_Directions for this task:_ Restate the listing below word for word, omitting any images.

■ ■ ■

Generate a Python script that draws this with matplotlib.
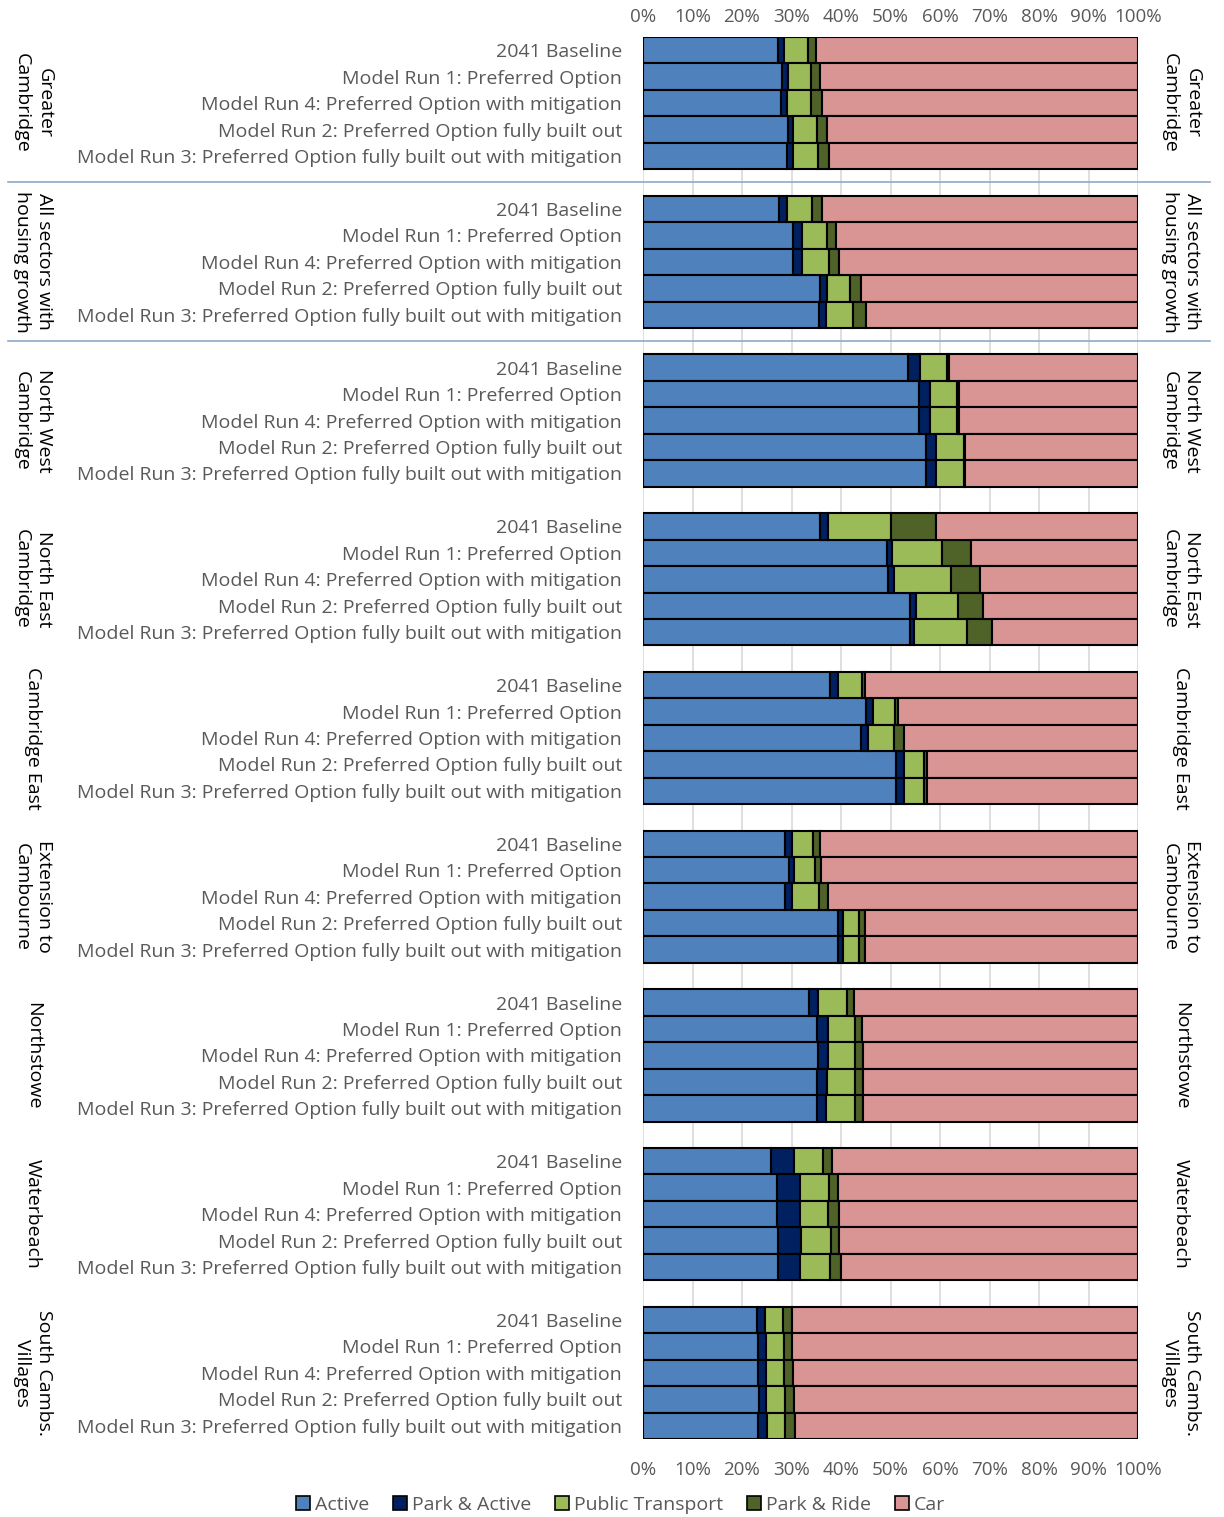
import matplotlib

matplotlib.use("Agg")
import matplotlib.pyplot as plt
import numpy as np
from matplotlib.patches import Patch

plt.rcParams["font.family"] = ["Open Sans", "DejaVu Sans"]

# sectors (top to bottom) and model runs within each sector
sectors = [
    "Greater\nCambridge",
    "All sectors with\nhousing growth",
    "North West\nCambridge",
    "North East\nCambridge",
    "Cambridge East",
    "Extension to\nCambourne",
    "Northstowe",
    "Waterbeach",
    "South Cambs.\nVillages",
]
runs = [
    "2041 Baseline",
    "Model Run 1: Preferred Option",
    "Model Run 4: Preferred Option with mitigation",
    "Model Run 2: Preferred Option fully built out",
    "Model Run 3: Preferred Option fully built out with mitigation",
]
modes = ["Active", "Park & Active", "Public Transport", "Park & Ride", "Car"]

# mode share (%) per sector, one row per model run (order as in `runs`)
# columns: Active, Park & Active, Public Transport, Park & Ride, Car
greater_cambridge = [
    [27.3, 1.2, 4.9, 1.6, 65.0],
    [28.0, 1.2, 4.7, 1.9, 64.2],
    [27.9, 1.1, 4.9, 2.2, 63.9],
    [29.3, 1.1, 4.8, 2.0, 62.8],
    [29.1, 1.2, 5.0, 2.3, 62.4],
]
all_sectors = [
    [27.4, 1.7, 5.0, 2.0, 63.9],
    [30.4, 1.8, 4.9, 1.8, 61.1],
    [30.4, 1.8, 5.3, 2.1, 60.4],
    [35.7, 1.5, 4.7, 2.1, 56.0],
    [35.5, 1.5, 5.5, 2.5, 55.0],
]
north_west = [
    [53.5, 2.4, 5.6, 0.3, 38.2],
    [55.7, 2.2, 5.6, 0.3, 36.2],
    [55.7, 2.2, 5.6, 0.3, 36.2],
    [57.2, 2.0, 5.6, 0.3, 34.9],
    [57.2, 2.0, 5.6, 0.3, 34.9],
]
north_east = [
    [35.8, 1.6, 12.6, 9.1, 40.9],
    [49.2, 1.2, 10.1, 5.7, 33.8],
    [49.5, 1.2, 11.5, 5.8, 32.0],
    [53.9, 1.2, 8.5, 5.1, 31.3],
    [53.9, 0.9, 10.6, 5.1, 29.5],
]
cambridge_east = [
    [37.8, 1.6, 4.8, 0.7, 55.1],
    [45.1, 1.4, 4.5, 0.5, 48.5],
    [44.0, 1.5, 5.3, 2.0, 47.2],
    [51.2, 1.5, 4.1, 0.5, 42.7],
    [51.2, 1.5, 4.1, 0.5, 42.7],
]
cambourne = [
    [28.7, 1.3, 4.3, 1.5, 64.2],
    [29.4, 1.1, 4.2, 1.2, 64.1],
    [28.7, 1.3, 5.6, 1.8, 62.6],
    [39.4, 1.1, 3.2, 1.2, 55.1],
    [39.4, 1.1, 3.2, 1.2, 55.1],
]
northstowe = [
    [33.5, 1.9, 5.9, 1.3, 57.4],
    [35.2, 2.1, 5.5, 1.5, 55.7],
    [35.4, 1.9, 5.5, 1.7, 55.5],
    [35.2, 1.9, 5.7, 1.7, 55.5],
    [35.2, 1.8, 5.8, 1.7, 55.5],
]
waterbeach = [
    [25.9, 4.7, 5.8, 1.8, 61.8],
    [27.1, 4.6, 5.8, 1.8, 60.7],
    [27.1, 4.6, 5.6, 2.3, 60.4],
    [27.3, 4.6, 6.0, 1.7, 60.4],
    [27.3, 4.5, 5.9, 2.3, 60.0],
]
south_cambs = [
    [23.0, 1.6, 3.6, 1.8, 70.0],
    [23.3, 1.5, 3.7, 1.7, 69.8],
    [23.3, 1.5, 3.7, 1.9, 69.6],
    [23.4, 1.5, 3.7, 2.0, 69.4],
    [23.3, 1.7, 3.6, 2.2, 69.2],
]

colors = ["#4F81BD", "#002060", "#9BBB59", "#4F6228", "#D99594"]
TXT = "#595959"

data = np.array([greater_cambridge, all_sectors, north_west, north_east,
                 cambridge_east, cambourne, northstowe, waterbeach, south_cambs])
n_grp, n_run, _ = data.shape
slot = n_run + 1
ypos = np.array([g * slot + i for g in range(n_grp) for i in range(n_run)])
vals = data.reshape(-1, len(modes))

fig = plt.figure(figsize=(12.24, 15.17), dpi=100)
ax = fig.add_axes([643 / 1224, 1 - 1439 / 1517, 495 / 1224, 1402 / 1517])

left = np.zeros(len(ypos))
for k, mode in enumerate(modes):
    ax.barh(ypos, vals[:, k], left=left, height=1.0, color=colors[k],
            edgecolor="black", linewidth=1.5, zorder=3)
    left += vals[:, k]

ticks = np.arange(0, 101, 10)
tick_labels = [f"{v}%" for v in ticks]
ax.set_xlim(0, 100)
ax.set_ylim(ypos[-1] + 0.5, -0.5)
ax.set_xticks(ticks)
ax.set_xticklabels(tick_labels)
ax.xaxis.grid(True, color="#D9D9D9", linewidth=1.2, zorder=0)
ax.set_axisbelow(True)
ax.set_yticks(ypos)
ax.set_yticklabels(runs * n_grp)
ax.tick_params(axis="y", length=0, pad=15, labelsize=14, labelcolor=TXT)
ax.tick_params(axis="x", length=0, labelsize=13.5, labelcolor=TXT, pad=16)
for s in ax.spines.values():
    s.set_visible(False)

top = ax.secondary_xaxis("top")
top.set_xticks(ticks)
top.set_xticklabels(tick_labels)
top.tick_params(length=0, labelsize=13.5, labelcolor=TXT, pad=8)
top.spines["top"].set_visible(False)

# sector names on both sides
trans = ax.get_yaxis_transform()
for g, name in enumerate(sectors):
    yc = g * slot + (n_run - 1) / 2
    for xa in ((33 - 643) / 495, (1181 - 643) / 495):
        ax.text(xa, yc, name, transform=trans, rotation=270, ha="center",
                va="center", fontsize=14, color="black", linespacing=1.35,
                multialignment="center")

# separators under the first two sectors
for g in (0, 1):
    ax.axhline(g * slot + n_run, xmin=(8 - 643) / 495, xmax=(1210 - 643) / 495,
               color="#8EA9C8", linewidth=1.2, clip_on=False, zorder=1)

handles = [Patch(facecolor=c, edgecolor="black", linewidth=1.2) for c in colors]
fig.legend(handles, modes, loc="center", bbox_to_anchor=(0.507, 1 - 1505 / 1517),
           ncol=5, frameon=False, fontsize=14, labelcolor=TXT,
           handlelength=0.75, handleheight=0.75, handletextpad=0.25,
           columnspacing=1.2)

fig.savefig("out.png", dpi=100)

■ ■ ■

_The output:_
Generate a Python script that draws this with matplotlib.
import matplotlib

matplotlib.use("Agg")
import matplotlib.pyplot as plt
import numpy as np
from matplotlib.patches import Patch

plt.rcParams["font.family"] = ["Open Sans", "DejaVu Sans"]

# sectors (top to bottom) and model runs within each sector
sectors = [
    "Greater\nCambridge",
    "All sectors with\nhousing growth",
    "North West\nCambridge",
    "North East\nCambridge",
    "Cambridge East",
    "Extension to\nCambourne",
    "Northstowe",
    "Waterbeach",
    "South Cambs.\nVillages",
]
runs = [
    "2041 Baseline",
    "Model Run 1: Preferred Option",
    "Model Run 4: Preferred Option with mitigation",
    "Model Run 2: Preferred Option fully built out",
    "Model Run 3: Preferred Option fully built out with mitigation",
]
modes = ["Active", "Park & Active", "Public Transport", "Park & Ride", "Car"]

# mode share (%) per sector, one row per model run (order as in `runs`)
# columns: Active, Park & Active, Public Transport, Park & Ride, Car
greater_cambridge = [
    [27.3, 1.2, 4.9, 1.6, 65.0],
    [28.0, 1.2, 4.7, 1.9, 64.2],
    [27.9, 1.1, 4.9, 2.2, 63.9],
    [29.3, 1.1, 4.8, 2.0, 62.8],
    [29.1, 1.2, 5.0, 2.3, 62.4],
]
all_sectors = [
    [27.4, 1.7, 5.0, 2.0, 63.9],
    [30.4, 1.8, 4.9, 1.8, 61.1],
    [30.4, 1.8, 5.3, 2.1, 60.4],
    [35.7, 1.5, 4.7, 2.1, 56.0],
    [35.5, 1.5, 5.5, 2.5, 55.0],
]
north_west = [
    [53.5, 2.4, 5.6, 0.3, 38.2],
    [55.7, 2.2, 5.6, 0.3, 36.2],
    [55.7, 2.2, 5.6, 0.3, 36.2],
    [57.2, 2.0, 5.6, 0.3, 34.9],
    [57.2, 2.0, 5.6, 0.3, 34.9],
]
north_east = [
    [35.8, 1.6, 12.6, 9.1, 40.9],
    [49.2, 1.2, 10.1, 5.7, 33.8],
    [49.5, 1.2, 11.5, 5.8, 32.0],
    [53.9, 1.2, 8.5, 5.1, 31.3],
    [53.9, 0.9, 10.6, 5.1, 29.5],
]
cambridge_east = [
    [37.8, 1.6, 4.8, 0.7, 55.1],
    [45.1, 1.4, 4.5, 0.5, 48.5],
    [44.0, 1.5, 5.3, 2.0, 47.2],
    [51.2, 1.5, 4.1, 0.5, 42.7],
    [51.2, 1.5, 4.1, 0.5, 42.7],
]
cambourne = [
    [28.7, 1.3, 4.3, 1.5, 64.2],
    [29.4, 1.1, 4.2, 1.2, 64.1],
    [28.7, 1.3, 5.6, 1.8, 62.6],
    [39.4, 1.1, 3.2, 1.2, 55.1],
    [39.4, 1.1, 3.2, 1.2, 55.1],
]
northstowe = [
    [33.5, 1.9, 5.9, 1.3, 57.4],
    [35.2, 2.1, 5.5, 1.5, 55.7],
    [35.4, 1.9, 5.5, 1.7, 55.5],
    [35.2, 1.9, 5.7, 1.7, 55.5],
    [35.2, 1.8, 5.8, 1.7, 55.5],
]
waterbeach = [
    [25.9, 4.7, 5.8, 1.8, 61.8],
    [27.1, 4.6, 5.8, 1.8, 60.7],
    [27.1, 4.6, 5.6, 2.3, 60.4],
    [27.3, 4.6, 6.0, 1.7, 60.4],
    [27.3, 4.5, 5.9, 2.3, 60.0],
]
south_cambs = [
    [23.0, 1.6, 3.6, 1.8, 70.0],
    [23.3, 1.5, 3.7, 1.7, 69.8],
    [23.3, 1.5, 3.7, 1.9, 69.6],
    [23.4, 1.5, 3.7, 2.0, 69.4],
    [23.3, 1.7, 3.6, 2.2, 69.2],
]

colors = ["#4F81BD", "#002060", "#9BBB59", "#4F6228", "#D99594"]
TXT = "#595959"

data = np.array([greater_cambridge, all_sectors, north_west, north_east,
                 cambridge_east, cambourne, northstowe, waterbeach, south_cambs])
n_grp, n_run, _ = data.shape
slot = n_run + 1
ypos = np.array([g * slot + i for g in range(n_grp) for i in range(n_run)])
vals = data.reshape(-1, len(modes))

fig = plt.figure(figsize=(12.24, 15.17), dpi=100)
ax = fig.add_axes([643 / 1224, 1 - 1439 / 1517, 495 / 1224, 1402 / 1517])

left = np.zeros(len(ypos))
for k, mode in enumerate(modes):
    ax.barh(ypos, vals[:, k], left=left, height=1.0, color=colors[k],
            edgecolor="black", linewidth=1.5, zorder=3)
    left += vals[:, k]

ticks = np.arange(0, 101, 10)
tick_labels = [f"{v}%" for v in ticks]
ax.set_xlim(0, 100)
ax.set_ylim(ypos[-1] + 0.5, -0.5)
ax.set_xticks(ticks)
ax.set_xticklabels(tick_labels)
ax.xaxis.grid(True, color="#D9D9D9", linewidth=1.2, zorder=0)
ax.set_axisbelow(True)
ax.set_yticks(ypos)
ax.set_yticklabels(runs * n_grp)
ax.tick_params(axis="y", length=0, pad=15, labelsize=14, labelcolor=TXT)
ax.tick_params(axis="x", length=0, labelsize=13.5, labelcolor=TXT, pad=16)
for s in ax.spines.values():
    s.set_visible(False)

top = ax.secondary_xaxis("top")
top.set_xticks(ticks)
top.set_xticklabels(tick_labels)
top.tick_params(length=0, labelsize=13.5, labelcolor=TXT, pad=8)
top.spines["top"].set_visible(False)

# sector names on both sides
trans = ax.get_yaxis_transform()
for g, name in enumerate(sectors):
    yc = g * slot + (n_run - 1) / 2
    for xa in ((33 - 643) / 495, (1181 - 643) / 495):
        ax.text(xa, yc, name, transform=trans, rotation=270, ha="center",
                va="center", fontsize=14, color="black", linespacing=1.35,
                multialignment="center")

# separators under the first two sectors
for g in (0, 1):
    ax.axhline(g * slot + n_run, xmin=(8 - 643) / 495, xmax=(1210 - 643) / 495,
               color="#8EA9C8", linewidth=1.2, clip_on=False, zorder=1)

handles = [Patch(facecolor=c, edgecolor="black", linewidth=1.2) for c in colors]
fig.legend(handles, modes, loc="center", bbox_to_anchor=(0.507, 1 - 1505 / 1517),
           ncol=5, frameon=False, fontsize=14, labelcolor=TXT,
           handlelength=0.75, handleheight=0.75, handletextpad=0.25,
           columnspacing=1.2)

fig.savefig("out.png", dpi=100)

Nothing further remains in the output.